Tony Kerr

Personal information
- Full name: Anthony Victor Lance Kerr
- Date of birth: 21 December 1987 (age 38)
- Place of birth: Sandown, England
- Position: Midfielder

Senior career*
- Years: Team / Apps / (Gls)
- 2008–2009: East Cowes Victoria Athletic
- 2009–2010: Kitsap Pumas / 14 / (7)

International career^{‡}
- 2008–: England Beach Soccer / 12 / (6)

= Tony Kerr =

English footballer

Tony Kerr (born 21 December 1987) is an English former professional footballer who played as a midfielder. He represented the English National Beach Soccer team.

==Club career==
Kerr started playing beach soccer at 14 years of age, fast gaining a reputation as a goalscorer on the English scene after scoring 48 goals in his first season, winning the England Beach Soccer golden foot award. Later, at 16 years old, Kerr again won the EBS golden foot, as well as earning a place in the England Squad and being named English Rookie of the Year.
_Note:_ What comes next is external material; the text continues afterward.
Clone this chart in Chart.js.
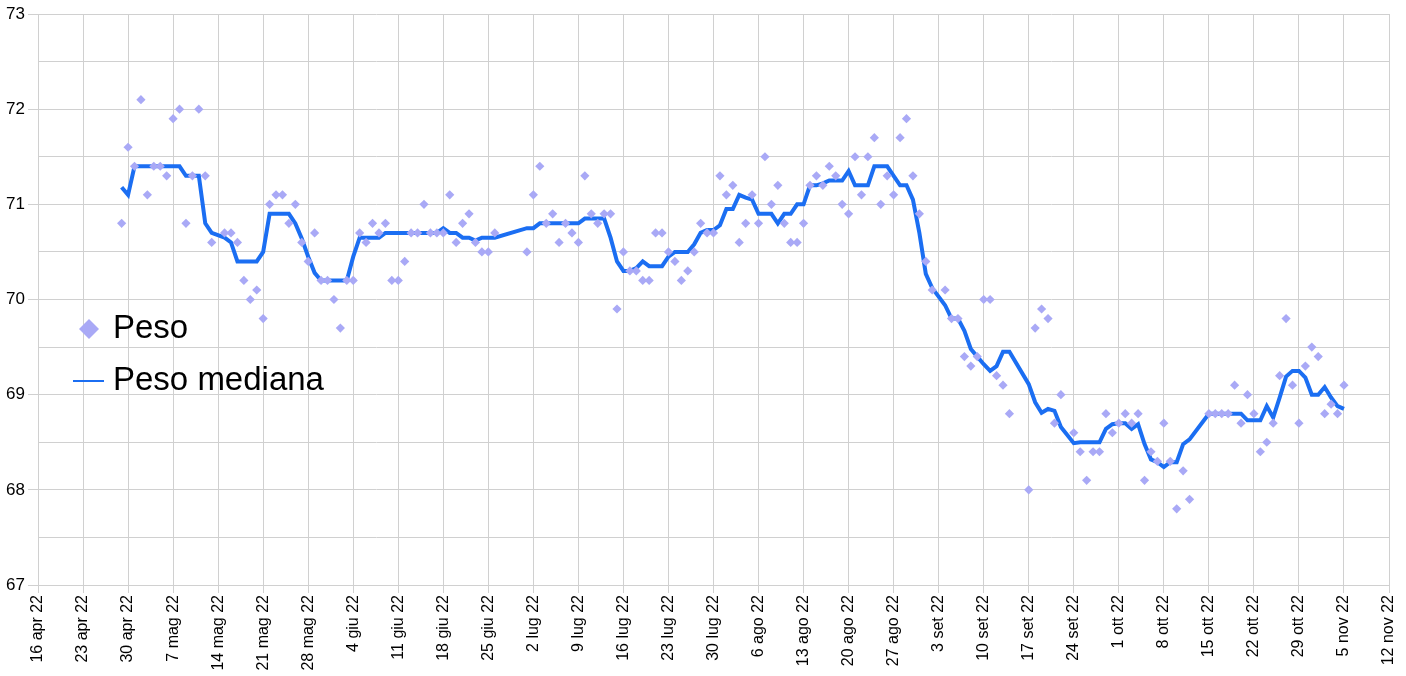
<!DOCTYPE html>
<html>
<head>
<meta charset="utf-8">
<script src="https://cdn.jsdelivr.net/npm/chart.js@4/dist/chart.umd.min.js"></script>
<style>
  body { margin: 0; background: #fff; }
</style>
</head>
<body>
<canvas id="pesoChart" width="1406" height="676"></canvas>
<script>
// giorni contati a partire dal 16 apr 22 (giorno 0)
var giorni = [
  13, 14, 15, 16, 17, 18, 19, 20, 21, 22, 23, 24, 25, 26, 27,
  29, 30, 31, 32, 33, 34, 35, 36, 37, 38, 39, 40, 41, 42, 43, 44, 45, 46, 47, 48, 49, 50,
  51, 52, 53, 54, 55, 56, 57, 58, 59, 60, 61, 62, 63, 64, 65, 66, 67, 68, 69, 70, 71,
  76, 77, 78, 79, 80, 81, 82, 83, 84, 85, 86, 87, 88, 89, 90, 91, 92, 93, 94, 95, 96, 97,
  98, 99, 100, 101, 102, 103, 104, 105, 106, 107, 108, 109, 110, 111, 112, 113, 114, 115,
  116, 117, 118, 119, 120, 121, 122, 123, 124, 125, 126, 127, 128, 129, 130, 131, 132, 133,
  134, 135, 136, 137, 138, 139,
  141, 142, 143, 144, 145, 146, 147, 148, 149, 150, 151,
  154, 155, 156, 157, 158, 159,
  161, 162, 163, 164, 165, 166, 167, 168, 169, 170, 171, 172, 173, 174, 175, 176, 177, 178, 179,
  182, 183, 184, 185, 186, 187, 188, 189, 190, 191, 192, 193, 194, 195, 196, 197, 198, 199,
  200, 201, 202, 203
];

var peso = [
  70.8, 71.6, 71.4, 72.1, 71.1, 71.4, 71.4, 71.3, 71.9, 72.0, 70.8, 71.3, 72.0, 71.3, 70.6,
  70.7, 70.7, 70.6, 70.2, 70.0, 70.1, 69.8, 71.0, 71.1, 71.1, 70.8, 71.0, 70.6, 70.4, 70.7, 70.2, 70.2, 70.0, 69.7, 70.2, 70.2, 70.7,
  70.6, 70.8, 70.7, 70.8, 70.2, 70.2, 70.4, 70.7, 70.7, 71.0, 70.7, 70.7, 70.7, 71.1, 70.6, 70.8, 70.9, 70.6, 70.5, 70.5, 70.7,
  70.5, 71.1, 71.4, 70.8, 70.9, 70.6, 70.8, 70.7, 70.6, 71.3, 70.9, 70.8, 70.9, 70.9, 69.9, 70.5, 70.3, 70.3, 70.2, 70.2, 70.7, 70.7,
  70.5, 70.4, 70.2, 70.3, 70.5, 70.8, 70.7, 70.7, 71.3, 71.1, 71.2, 70.6, 70.8, 71.1, 70.8, 71.5, 71.0, 71.2,
  70.8, 70.6, 70.6, 70.8, 71.2, 71.3, 71.2, 71.4, 71.3, 71.0, 70.9, 71.5, 71.1, 71.5, 71.7, 71.0, 71.3, 71.1,
  71.7, 71.9, 71.3, 70.9, 70.4, 70.1,
  70.1, 69.8, 69.8, 69.4, 69.3, 69.4, 70.0, 70.0, 69.2, 69.1, 68.8,
  68.0, 69.7, 69.9, 69.8, 68.7, 69.0,
  68.6, 68.4, 68.1, 68.4, 68.4, 68.8, 68.6, 68.7, 68.8, 68.7, 68.8, 68.1, 68.4, 68.3, 68.7, 68.3, 67.8, 68.2, 67.9,
  68.8, 68.8, 68.8, 68.8, 69.1, 68.7, 69.0, 68.8, 68.4, 68.5, 68.7, 69.2, 69.8, 69.1, 68.7, 69.3, 69.5, 69.4,
  68.8, 68.9, 68.8, 69.1
];

var pesoMediana = [
  71.18, 71.1, 71.4, 71.4, 71.4, 71.4, 71.4, 71.4, 71.4, 71.4, 71.3, 71.3, 71.3, 70.8, 70.7,
  70.65, 70.6, 70.4, 70.4, 70.4, 70.4, 70.5, 70.9, 70.9, 70.9, 70.9, 70.8, 70.64, 70.45, 70.28, 70.2, 70.2, 70.2, 70.2, 70.2, 70.45, 70.65,
  70.65, 70.65, 70.65, 70.7, 70.7, 70.7, 70.7, 70.7, 70.7, 70.7, 70.7, 70.7, 70.75, 70.7, 70.7, 70.65, 70.65, 70.62, 70.65, 70.65, 70.65,
  70.75, 70.75, 70.8, 70.8, 70.8, 70.8, 70.8, 70.8, 70.8, 70.85, 70.85, 70.85, 70.85, 70.65, 70.4, 70.3, 70.3, 70.33, 70.4, 70.35, 70.35, 70.35,
  70.45, 70.5, 70.5, 70.5, 70.58, 70.7, 70.73, 70.73, 70.78, 70.95, 70.95, 71.1, 71.07, 71.05, 70.9, 70.9, 70.9, 70.8,
  70.9, 70.9, 71.0, 71.0, 71.2, 71.2, 71.22, 71.25, 71.25, 71.25, 71.35, 71.2, 71.2, 71.2, 71.4, 71.4, 71.4, 71.3,
  71.2, 71.2, 71.05, 70.7, 70.27, 70.12,
  69.94, 69.8, 69.8, 69.67, 69.48, 69.4, 69.32, 69.25, 69.3, 69.45, 69.45,
  69.11, 68.92, 68.81, 68.85, 68.83, 68.66,
  68.49, 68.5, 68.5, 68.5, 68.5, 68.64, 68.69, 68.7, 68.7, 68.64, 68.69, 68.48, 68.32, 68.29, 68.24, 68.29, 68.29, 68.48, 68.53,
  68.8, 68.8, 68.8, 68.8, 68.8, 68.8, 68.73, 68.73, 68.73, 68.88, 68.76, 68.97, 69.19, 69.25, 69.25, 69.18, 69.0, 69.0,
  69.08, 68.97, 68.88, 68.85
];

// un'etichetta ogni 7 giorni
var etichetteDate = [
  '16 apr 22', '23 apr 22', '30 apr 22', '7 mag 22', '14 mag 22', '21 mag 22', '28 mag 22',
  '4 giu 22', '11 giu 22', '18 giu 22', '25 giu 22', '2 lug 22', '9 lug 22', '16 lug 22',
  '23 lug 22', '30 lug 22', '6 ago 22', '13 ago 22', '20 ago 22', '27 ago 22', '3 set 22',
  '10 set 22', '17 set 22', '24 set 22', '1 ott 22', '8 ott 22', '15 ott 22', '22 ott 22',
  '29 ott 22', '5 nov 22', '12 nov 22'
];

var FONT = '"Liberation Sans", Arial, Helvetica, sans-serif';
var colorePunti = '#a9a9f6';
var coloreLinea = '#1b6ef2';
var coloreGriglia = '#d0d0d0';

var puntiPeso = giorni.map(function (g, i) { return { x: g, y: peso[i] }; });
var puntiMediana = giorni.map(function (g, i) { return { x: g, y: pesoMediana[i] }; });

// legenda dentro l'area del grafico, a sinistra
var legendaInterna = {
  id: 'legendaInterna',
  afterDraw: function (chart) {
    var ctx = chart.ctx;
    var area = chart.chartArea;
    var ds = chart.data.datasets;
    ctx.save();
    ctx.font = '33px ' + FONT;
    ctx.fillStyle = '#000';
    ctx.textBaseline = 'middle';
    ctx.textAlign = 'left';

    var cx = area.left + 51, cy = area.top + 315, r = 10;
    ctx.beginPath();
    ctx.moveTo(cx, cy - r);
    ctx.lineTo(cx + r, cy);
    ctx.lineTo(cx, cy + r);
    ctx.lineTo(cx - r, cy);
    ctx.closePath();
    ctx.fillStyle = ds[0].backgroundColor;
    ctx.fill();
    ctx.fillStyle = '#000';
    ctx.fillText(ds[0].label, area.left + 75, cy);

    var ly = area.top + 367;
    ctx.beginPath();
    ctx.moveTo(area.left + 35, ly);
    ctx.lineTo(area.left + 66, ly);
    ctx.strokeStyle = ds[1].borderColor;
    ctx.lineWidth = 2;
    ctx.stroke();
    ctx.fillText(ds[1].label, area.left + 75, ly);
    ctx.restore();
  }
};

var ctx = document.getElementById('pesoChart').getContext('2d');
var myChart = new Chart(ctx, {
  type: 'scatter',
  data: {
    datasets: [{
      label: 'Peso',
      data: puntiPeso,
      backgroundColor: colorePunti,
      borderWidth: 0,
      pointStyle: 'rectRot',
      pointRadius: 4.6,
      pointHoverRadius: 4.6
    }, {
      type: 'line',
      label: 'Peso mediana',
      data: puntiMediana,
      borderColor: coloreLinea,
      backgroundColor: coloreLinea,
      borderWidth: 4,
      pointRadius: 0,
      tension: 0,
      fill: false
    }]
  },
  options: {
    responsive: false,
    animation: false,
    layout: { padding: { top: 14, right: 17, left: 0, bottom: 0 } },
    plugins: {
      legend: { display: false },
      tooltip: { enabled: false }
    },
    scales: {
      x: {
        type: 'linear',
        min: 0,
        max: 210,
        afterFit: function (scale) {
          scale.height = 91;
          scale.paddingLeft = 0;
          scale.paddingRight = 0;
        },
        grid: { color: coloreGriglia, tickLength: 8, lineWidth: 1 },
        border: { color: coloreGriglia },
        ticks: {
          stepSize: 7,
          autoSkip: false,
          minRotation: 90,
          maxRotation: 90,
          padding: 2,
          color: '#000',
          font: { family: FONT, size: 16 },
          callback: function (v) { return etichetteDate[Math.round(v / 7)]; }
        }
      },
      y: {
        min: 67,
        max: 73,
        afterFit: function (scale) { scale.width = 38; },
        grid: {
          color: coloreGriglia,
          tickLength: 10,
          lineWidth: 1,
          tickColor: function (c) { return Number.isInteger(c.tick.value) ? coloreGriglia : 'rgba(0,0,0,0)'; }
        },
        border: { color: coloreGriglia },
        ticks: {
          stepSize: 0.5,
          padding: 3,
          color: '#000',
          font: { family: FONT, size: 17 },
          callback: function (v) { return Number.isInteger(v) ? v : ''; }
        }
      }
    }
  },
  plugins: [legendaInterna]
});
</script>
</body>
</html>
On 23 April 2009, Kerr was announced to the press as a new signing for the Kitsap Pumas, a brand new professional soccer franchise playing out of Bremerton in the Premier Development League NorthWest Division. Kerr scored the first goal in Kitsap franchise history on 3 May 2009, in a 5–0 win over the Spokane Spiders. He finished his first professional season as Kitsap's second leading points scorer with 7 goals and 2 assists. He started both play-off games as the Pumas eventually lost to eventual PDL National Champions Ventura County Fusion in Laredo, Texas.

At the end of the 2009 season, it was announced that the Pumas would be extending his contract for the 2010 season; he was the first ever player to renew their contract with the club.

==International career==
Karr has represented England at International level being capped for the Beach Soccer team earning his first call up age 16 and being named English Rookie of the Year.

Kerr returned to the international scene in 2008, scoring the winning penalty in his debut against Estonia in the FIFA Beach Soccer World Cup Qualifiers.

He continued to do well on the International scene, scoring 2 goals in three games against Turkey and Hungary, both during England's largely unsuccessful tour of France.
In 2010, the Forward was named in a ten-man squad to tour the Canary Islands with the England Beach Soccer team after a years absence from the national team. Games included Spain, Switzerland and Germany.

==Personal==
Tony is the younger brother of FIFA beach soccer coach Luke Kerr.